My wife and I traversed the Panama Canal (though we did not swim it as Halliburton did); we have visited Niagara Falls (only fifty-one years after we were married); and this past week we experienced the thrill of walking on the sacred ground of the Maya at Chichen Itza in Mexico’s Yucatan peninsula.




There are four major structures to be seen at Chichen Itza. The signature temple called “El Castillo” (pictured above) is over 200 feet high. The ancient ball court is the largest ever found and the astronomical observatory was the central location for the Mayan priest’s study of the skies and the development of their astonishing  calendar.

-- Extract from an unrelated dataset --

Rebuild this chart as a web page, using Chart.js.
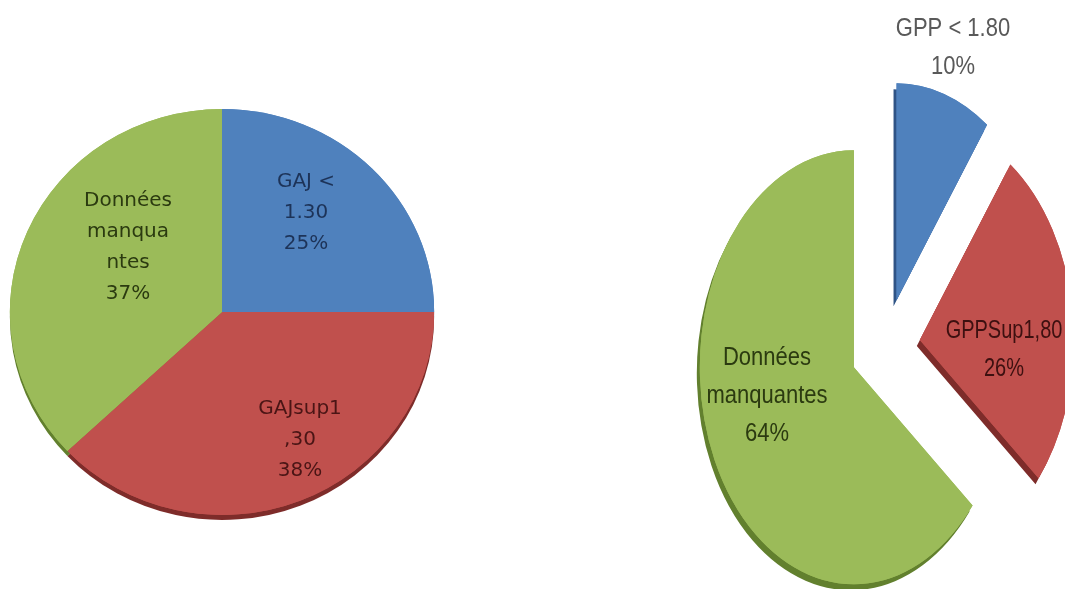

But my interest always centered on Halliburton’s description of the sacred well where (according to his somewhat hyper-ventilated narrative) gold bedecked Mayan maidens and armored Mayan warriors were sacrificed to Yum Chac the God of Rain by propelling them off a ledge and down some eighty feet to their watery deaths.  



Although Halliburton's prose is a bit too breathless for today's media generation,  to a kid in Milwaukee in the late 1940’s it sounded like heavenly music. To top off his visit Halliburton wanted to experience what it might have been like to be thrown into the well so he jumped in himself.  A grainy picture of his leap appeared in the book and that photo entranced me then and fired my drive now to see that place.

 Here he is dropping like a stone to the green algae covered surface of the water. He said he got quite a headache from hitting the water. Luckily they don’t allow jumpers anymore, so I was spared from trying to completely emulate my hero.  And besides it was already raining so Yum Chac didn't need my contribution.